INDIANAPOLIS — The third Brickyard Grand Prix lasted two hours and 45 minutes and saw cars turn 108 laps.
But it took just one corner to set the stage for the race.
Polesitter Scott Sharp fell back, rookie Sage Karam went into the grass, and Christian Fittipaldi’s Corvette threaded the needle to go from fourth position to the lead by the second time he turned the wheel.
Fittipaldi and teammate Joao Barbosa dominated the race, yielding the lead only briefly, winning the third sports car race held at the Indianapolis Motor Speedway. They won by a 48.964-second margin over second-place Karam and Scott Pruett.
Barbosa was able to stretch the final fuel stint for the race’s last 40 laps – all of which were run under green – while his competitors had to pit, turning what had been a five-second advantage into one that stretched to nearly a minute.
“It’s an unbelievable feeling winning here for the first time in Indy,” Barbosa said. “Being able to kiss the bricks is special. It’s unbelievable the work put into this weekend. We were prepared and we executed everything this weekend and it paid off. It’s such a tight series, it’s very competitive. We need everything to be perfect, and that’s what we did today.”
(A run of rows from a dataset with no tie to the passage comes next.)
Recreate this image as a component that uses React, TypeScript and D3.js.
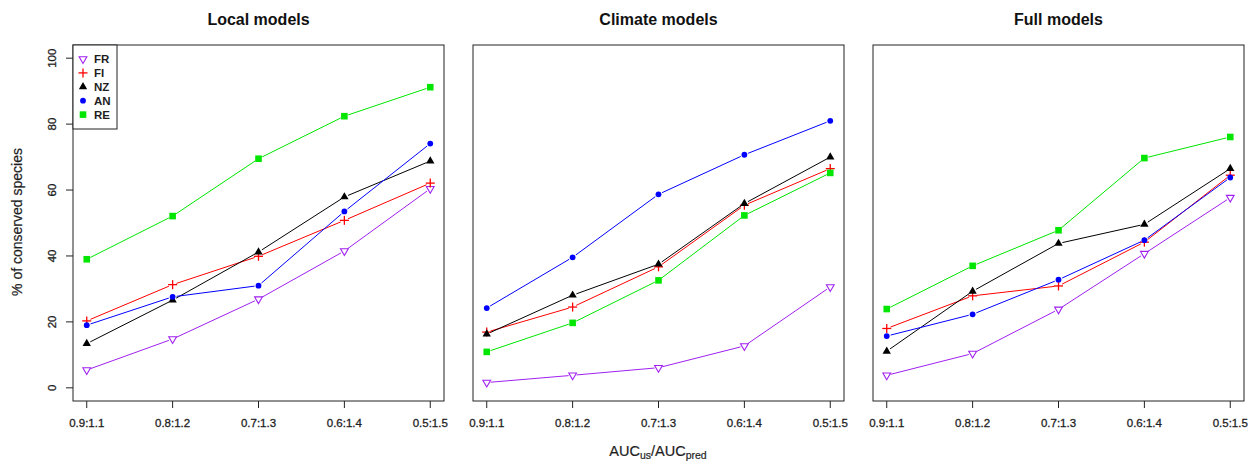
import React from 'react';
import * as d3 from 'd3';

// Threshold pairs on the x axis
const categories = ['0.9:1.1', '0.8:1.2', '0.7:1.3', '0.6:1.4', '0.5:1.5'];
const panelTitles = ['Local models', 'Climate models', 'Full models'];
const seriesNames = ['FR', 'FI', 'NZ', 'AN', 'RE'];
const yTicks = [0, 20, 40, 60, 80, 100];

// % of conserved species, Local models
const localFR = [5.4, 14.8, 26.9, 41.5, 60.4];
const localFI = [20.3, 31.3, 39.9, 50.8, 62.1];
const localNZ = [13.4, 26.6, 41.2, 57.9, 68.8];
const localAN = [19.0, 27.6, 31.0, 53.5, 74.1];
const localRE = [39.0, 52.1, 69.5, 82.4, 91.2];

// Climate models
const climateFR = [1.6, 3.8, 6.1, 12.7, 30.6];
const climateFI = [16.9, 24.5, 36.7, 55.4, 66.5];
const climateNZ = [16.3, 28.1, 37.5, 55.9, 70.0];
const climateAN = [24.2, 39.6, 58.7, 70.7, 81.0];
const climateRE = [10.9, 19.7, 32.6, 52.3, 65.2];

// Full models
const fullFR = [3.8, 10.4, 23.8, 40.7, 57.7];
const fullFI = [18.0, 27.9, 30.9, 44.2, 64.5];
const fullNZ = [11.1, 29.3, 43.8, 49.6, 66.5];
const fullAN = [15.7, 22.3, 32.8, 44.8, 63.8];
const fullRE = [23.9, 37.0, 47.8, 69.7, 76.1];

const panelData = [
  [localFR, localFI, localNZ, localAN, localRE],
  [climateFR, climateFI, climateNZ, climateAN, climateRE],
  [fullFR, fullFI, fullNZ, fullAN, fullRE],
];

const colors = ['#A020F0', '#FF0000', '#000000', '#0000FF', '#00E600'];

const FONT = '"Liberation Sans", Arial, Helvetica, sans-serif';
const W = 1256;
const H = 466;
const panelLefts = [73, 473, 873];
const panelWidth = 371;
const top = 45;
const bottom = 401;
const GAP = 4;
const INK = '#1e1e1e';

const y = d3.scaleLinear().domain([-4, 104]).range([bottom, top]);

function Marker({ kind, cx, cy, color }: { kind: number; cx: number; cy: number; color: string }) {
  const t = `translate(${cx},${cy})`;
  if (kind === 0) {
    const d = d3.symbol(d3.symbolTriangle, 26)() as string;
    return <path d={d} transform={`${t} rotate(180)`} fill="none" stroke={color} strokeWidth={1.1} />;
  }
  if (kind === 1) {
    return (
      <g transform={t} stroke={color} strokeWidth={1.3}>
        <line x1={-4.5} x2={4.5} y1={0} y2={0} />
        <line x1={0} x2={0} y1={-4.5} y2={4.5} />
      </g>
    );
  }
  if (kind === 2) {
    const d = d3.symbol(d3.symbolTriangle, 30)() as string;
    return <path d={d} transform={t} fill={color} />;
  }
  if (kind === 3) {
    return <circle cx={cx} cy={cy} r={2.9} fill={color} />;
  }
  return <rect x={cx - 3.3} y={cy - 3.3} width={6.6} height={6.6} fill={color} />;
}

function Panel({ idx }: { idx: number }) {
  const left = panelLefts[idx];
  const right = left + panelWidth;
  const x = d3.scaleLinear().domain([-0.16, 4.16]).range([left, right]);
  const data = panelData[idx];
  const cx = (left + right) / 2;
  return (
    <g>
      <text x={cx} y={25} textAnchor="middle" fontSize={16} fontWeight="bold" fill="#111">
        {panelTitles[idx]}
      </text>
      {data.map((vals, si) => {
        const pts = vals.map((v, i) => [x(i), y(v)] as [number, number]);
        const segs = pts.slice(1).map((p, i) => {
          const a = pts[i];
          const dx = p[0] - a[0];
          const dy = p[1] - a[1];
          const len = Math.hypot(dx, dy);
          if (len <= 2 * GAP) return null;
          const ux = dx / len;
          const uy = dy / len;
          return (
            <line
              key={i}
              x1={a[0] + ux * GAP}
              y1={a[1] + uy * GAP}
              x2={p[0] - ux * GAP}
              y2={p[1] - uy * GAP}
              stroke={colors[si]}
              strokeWidth={1}
            />
          );
        });
        return (
          <g key={si}>
            {segs}
            {pts.map((p, i) => (
              <Marker key={i} kind={si} cx={p[0]} cy={p[1]} color={colors[si]} />
            ))}
          </g>
        );
      })}
      <rect x={left} y={top} width={panelWidth} height={bottom - top} fill="none" stroke="#222" strokeWidth={1} />
      {categories.map((c, i) => (
        <g key={c}>
          <line x1={x(i)} x2={x(i)} y1={bottom} y2={bottom + 7} stroke="#222" />
          <text x={x(i)} y={427} textAnchor="middle" fontSize={11.5} fill={INK} stroke={INK} strokeWidth={0.3}>
            {c}
          </text>
        </g>
      ))}
      {idx === 0 &&
        yTicks.map((t) => (
          <g key={t}>
            <line x1={left - 7} x2={left} y1={y(t)} y2={y(t)} stroke="#222" />
            <text
              transform={`translate(56,${y(t)}) rotate(-90)`}
              textAnchor="middle"
              fontSize={11.5}
              fill={INK}
              stroke={INK}
              strokeWidth={0.3}
            >
              {t}
            </text>
          </g>
        ))}
      {idx === 0 && (
        <g>
          <rect x={left} y={top} width={44} height={84} fill="white" stroke="#222" strokeWidth={1} />
          {seriesNames.map((n, si) => {
            const ly = 59 + si * 13.9;
            return (
              <g key={n}>
                <Marker kind={si} cx={83} cy={ly} color={colors[si]} />
                <text x={94} y={ly + 4} fontSize={11.5} fontWeight="bold" fill={INK}>
                  {n}
                </text>
              </g>
            );
          })}
        </g>
      )}
    </g>
  );
}

export default function App() {
  return (
    <svg
      width={W}
      height={H}
      style={{ position: 'absolute', left: 0, top: 0, background: 'white', fontFamily: FONT }}
    >
      <rect width={W} height={H} fill="white" />
      {[0, 1, 2].map((i) => (
        <Panel key={i} idx={i} />
      ))}
      <text
        transform={`translate(22,222) rotate(-90)`}
        textAnchor="middle"
        fontSize={14}
        fill={INK}
        stroke={INK}
        strokeWidth={0.2}
      >
        % of conserved species
      </text>
      <text x={658} y={456} textAnchor="middle" fontSize={14.5} fill={INK} stroke={INK} strokeWidth={0.2}>
        AUC
        <tspan fontSize={10.5} dy={3}>us</tspan>
        <tspan dy={-3}>/AUC</tspan>
        <tspan fontSize={10.5} dy={3}>pred</tspan>
      </text>
    </svg>
  );
}
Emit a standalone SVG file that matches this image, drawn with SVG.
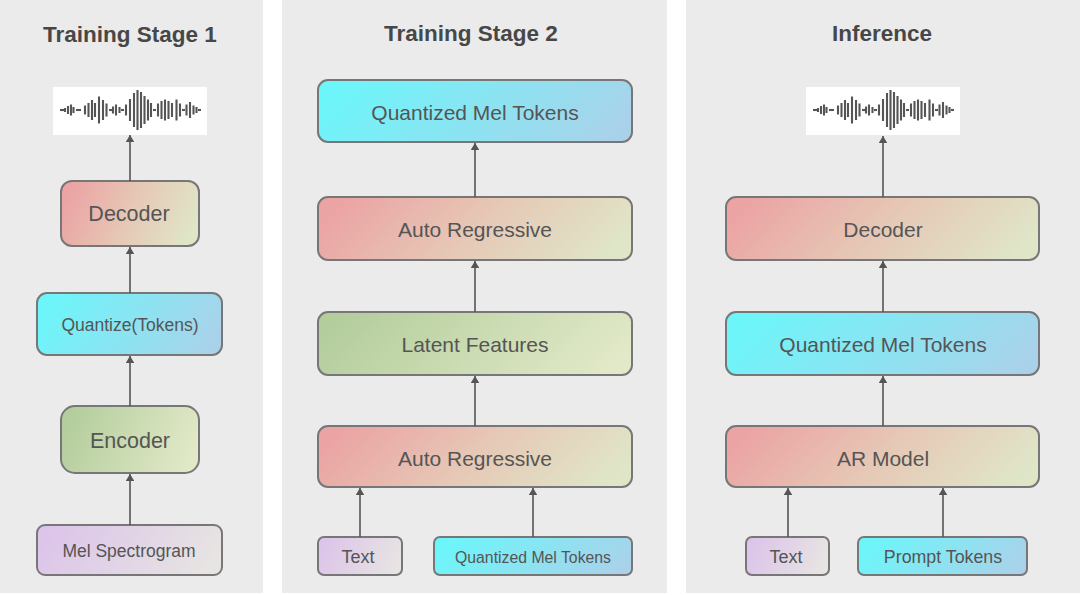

Fittipaldi – the brother of two-time Indy winner Emerson Fittipaldi – also got to taste victory at Indy after coming close in the 1995 Indianapolis 500 and being named the race’s Rookie of the Year.
“Although that was 19 years ago, that was a little bit of mixed feelings in that race, because Emmo didn’t make the field and I finished second,” Fittipaldi said. “I wanted to race together with him at least once here. It was an awesome race for us. Today, was an excellent race again, although it was 19 years after that. It was a perfect day. All the stars aligned.”
Friday’s race was the first under United Sports Car sanction – an amalgamation of the old Grand Am and American LeMans Series that had competed side-by-side for years. The merger meant there were four class winners, rather than two. The Daytona Prototypes from the old Grand Am series held the top spots. The top three finishers were DPs, with the highest-finishing LeMans Prototype being the fifth-place car of Sharp and defending winner Ryan Dalziel.
Also winning their respective classes were Jack Hawksworth and Chris Cumming in the Prototype Challenge class, Jonathan Bomarito and Kuno Witner with a Dodge Viper in the GT LeMans class, and the duo of Alessandro Balzan and Jeff Westphal with a Ferrari in GT Daytona.
The most entertaining finish came in the Prototype Challenge class, with Hawskworth and Bruno Junqueira battling for the last several laps. Hawksworth caught up to Junqueira and made a pass late in the race, and then was able to hold him off in heavy traffic the last two laps. Hawksworth won the class with a 1.422-second margin over Junqueira.
Both have a history at Indy – Hawksworth led much of the early part of this year’s IndyCar Grand Prix of Indianapolis. Junqueira is a former Indianapolis 500 polesitter.
“It was a lot of fun,” Hawksworth said. “It’s some of the most fun in a racecar. I had a great bout with Bruno, slicing through traffic and all. To finally get a win here feels awesome.”
Up front, Fittipaldi and Barbosa held the overall lead until Lap 55, when Karam worked his way through the field and made an on-track pass for first. But when Karam pitted and yielded the car to veteran Scott Pruett on Lap 66, Barbosa re-took the lead and, other than giving it up briefly on the pit cycle, quickly established a five-second lead that continued to grow as the race went on. It grew when everyone else had to pit and Barbosa was able to make it to the finish.
“I kept asking the team ‘are we good on fuel.’ They said ‘don’t worry. Keep doing what you’re doing and we’ll be fine,’” Barbosa said. “They had a great strategy. I was saving fuel from the moment I got in the car. I kept saving fuel. Luckily, we had a good gap. Tremendous job by the team that we could run a good pace and still save fuel. When the other guys pitted the last time, I could breathe a bit. It was a great strategy and perfect call by the team.”
Pruett had to settle for his third straight runner-up finish in the event – the first two with Memo Rojas, who was unable to drive Friday due to injury. Pruett was five seconds back when he had to pit on Lap 100 – eight laps before the finish.
His teammate Karam, a rising star who had an impressive run in May’s Indianapolis 500, filled in admirably. He drove the car eventually to the lead after his first-turn shunt, leading 11 laps.
“I made a mistake on the start, I got pushed to the bottom, everyone was trying to get by the (LMP2) cars,” Karam said. “We knew we had to go for it. I locked it up. I knew if I stuck with it, I’d T-bone someone, so I bailed and went straight. Thankfully, we got it back going. We showed some speed and got it back to the front.”